A drinker’s overall weight is also key to avoiding overconsumption of alcohol. A large person will not be affected as much as a small person by the same amount of alcohol because the alcohol is distributed through more mass.
Again, a good general rule of thumb: The less you weigh, the more likely you are to be affected by the same amount of alcohol.
The holidays can bring on bouts of depression and social anxiety in people who might find themselves relying too much on booze to schmooze.
Thinking about the emotional underpinnings of overindulging is a good place to start, says Georgia Foster, a clinical hypnotherapist in London and creator of a book-CD prevention combination called “The Drink Less Mind.”
“Christmas and New Year are challenging and the stresses and strains can lead to drinking for more than just fun,” she says. “We live in a drinking society and I believe there is nothing wrong with that.

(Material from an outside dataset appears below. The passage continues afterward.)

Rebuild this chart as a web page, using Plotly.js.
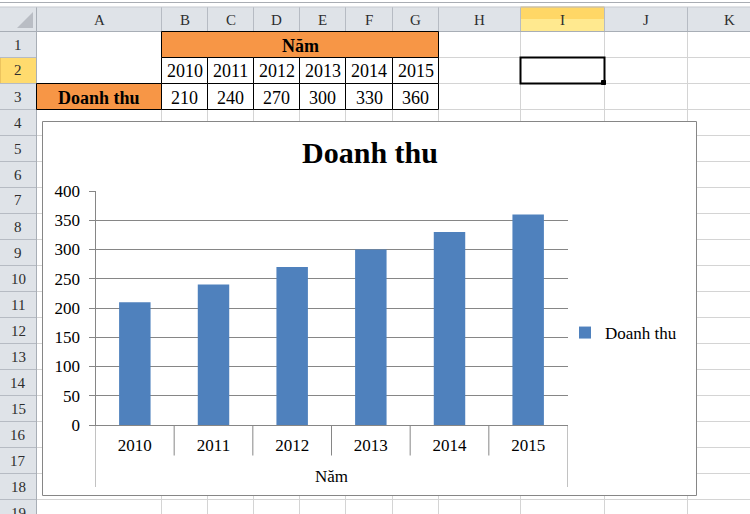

I think drinking is something to really enjoy rather than gulp.”
“To savor a delicious glass of wine is wonderful,” Foster says, so long as alcohol doesn’t become a “stress management pill.”
Try these tricks
•Monitor your motor skills as an indicator of intoxication by moving around at a party or in a bar rather than sitting in one place. Parties can be difficult for many people, but falling down at one probably won’t make things easier.
•Try putting a drink down on a table or bar between sips to slow down consumption to no more than one or two drinks per hour. If you’re a fast drinker, try beer over wine or spirits.
More than five drinks of any alcoholic beverage in an evening is probably too many. Keep count.
•Avoid drinking alcohol as a thirst quencher; it’s not a good one. Intersperse alcoholic drinks with glasses of water to stay hydrated and satisfy thirst, especially when consuming salty or dry foods.
•Knocking back a stiff drink to stay warm while caroling or during other winter activities is a misconception, Galeaz says. Alcohol tends to increase your body’s heat loss, making you more susceptible to cold.